### [Data section]
____
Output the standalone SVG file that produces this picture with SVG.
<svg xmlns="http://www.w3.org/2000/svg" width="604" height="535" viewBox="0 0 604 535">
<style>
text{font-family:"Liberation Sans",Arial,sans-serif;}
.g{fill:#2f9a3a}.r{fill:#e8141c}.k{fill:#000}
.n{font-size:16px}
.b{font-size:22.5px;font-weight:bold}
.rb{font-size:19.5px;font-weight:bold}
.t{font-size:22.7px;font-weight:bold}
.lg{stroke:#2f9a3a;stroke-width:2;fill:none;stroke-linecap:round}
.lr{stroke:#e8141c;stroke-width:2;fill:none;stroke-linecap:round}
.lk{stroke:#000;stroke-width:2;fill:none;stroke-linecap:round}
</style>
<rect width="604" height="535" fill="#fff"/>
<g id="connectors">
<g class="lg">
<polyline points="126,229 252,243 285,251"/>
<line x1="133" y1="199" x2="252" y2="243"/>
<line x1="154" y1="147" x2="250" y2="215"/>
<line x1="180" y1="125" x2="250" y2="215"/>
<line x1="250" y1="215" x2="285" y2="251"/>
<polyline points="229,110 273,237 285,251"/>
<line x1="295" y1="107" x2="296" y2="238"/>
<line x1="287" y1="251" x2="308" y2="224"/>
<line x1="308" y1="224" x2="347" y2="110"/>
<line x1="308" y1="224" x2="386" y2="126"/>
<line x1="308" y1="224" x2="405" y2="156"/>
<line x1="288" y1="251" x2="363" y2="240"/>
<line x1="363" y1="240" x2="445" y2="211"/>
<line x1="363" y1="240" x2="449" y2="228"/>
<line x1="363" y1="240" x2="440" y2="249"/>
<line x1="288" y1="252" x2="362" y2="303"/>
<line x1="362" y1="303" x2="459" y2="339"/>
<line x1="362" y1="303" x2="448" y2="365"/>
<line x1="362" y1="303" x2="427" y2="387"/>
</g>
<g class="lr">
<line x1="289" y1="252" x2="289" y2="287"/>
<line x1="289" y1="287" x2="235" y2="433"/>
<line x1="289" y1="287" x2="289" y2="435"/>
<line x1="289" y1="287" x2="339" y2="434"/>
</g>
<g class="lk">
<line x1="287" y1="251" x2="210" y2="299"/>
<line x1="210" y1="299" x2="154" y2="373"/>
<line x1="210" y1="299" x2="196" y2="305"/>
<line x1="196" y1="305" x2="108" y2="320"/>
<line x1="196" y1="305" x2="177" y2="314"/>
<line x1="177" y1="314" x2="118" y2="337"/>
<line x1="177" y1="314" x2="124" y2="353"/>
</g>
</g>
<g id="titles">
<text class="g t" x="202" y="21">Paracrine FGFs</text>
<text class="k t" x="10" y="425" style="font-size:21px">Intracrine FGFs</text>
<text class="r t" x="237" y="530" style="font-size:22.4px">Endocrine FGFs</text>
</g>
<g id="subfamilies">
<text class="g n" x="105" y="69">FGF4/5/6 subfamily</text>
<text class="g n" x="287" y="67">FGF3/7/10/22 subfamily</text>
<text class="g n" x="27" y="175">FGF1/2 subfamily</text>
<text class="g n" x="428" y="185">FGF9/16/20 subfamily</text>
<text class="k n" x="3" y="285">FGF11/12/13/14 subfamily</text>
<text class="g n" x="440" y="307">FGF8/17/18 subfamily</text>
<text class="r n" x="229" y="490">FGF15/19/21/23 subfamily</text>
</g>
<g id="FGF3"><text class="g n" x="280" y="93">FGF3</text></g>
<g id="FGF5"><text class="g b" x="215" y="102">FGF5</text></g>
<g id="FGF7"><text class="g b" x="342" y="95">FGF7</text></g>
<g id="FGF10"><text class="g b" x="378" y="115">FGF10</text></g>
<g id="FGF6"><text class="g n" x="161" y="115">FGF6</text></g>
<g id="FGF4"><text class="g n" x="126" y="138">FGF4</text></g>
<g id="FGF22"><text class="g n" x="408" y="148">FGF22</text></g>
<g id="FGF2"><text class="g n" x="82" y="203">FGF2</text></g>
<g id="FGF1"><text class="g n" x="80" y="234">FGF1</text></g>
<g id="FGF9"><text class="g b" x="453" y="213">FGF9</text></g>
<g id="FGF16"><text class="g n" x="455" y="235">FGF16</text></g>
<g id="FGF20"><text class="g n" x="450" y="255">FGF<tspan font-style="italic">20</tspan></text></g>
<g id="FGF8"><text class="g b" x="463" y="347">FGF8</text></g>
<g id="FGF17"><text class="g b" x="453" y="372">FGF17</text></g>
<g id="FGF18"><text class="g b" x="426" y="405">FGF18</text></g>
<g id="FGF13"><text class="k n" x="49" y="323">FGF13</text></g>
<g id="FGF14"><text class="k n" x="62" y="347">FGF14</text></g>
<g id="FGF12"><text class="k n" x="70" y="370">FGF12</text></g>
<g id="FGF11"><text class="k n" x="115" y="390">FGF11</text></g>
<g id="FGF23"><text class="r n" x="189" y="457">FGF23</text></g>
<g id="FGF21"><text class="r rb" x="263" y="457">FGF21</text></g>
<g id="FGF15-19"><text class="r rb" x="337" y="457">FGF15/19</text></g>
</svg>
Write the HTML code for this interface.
____
### [What you should do]
From the listing, copy every line where the string "this" appears.

### [Exercise solution]
Output the standalone SVG file that produces this picture with SVG.
Write the HTML code for this interface.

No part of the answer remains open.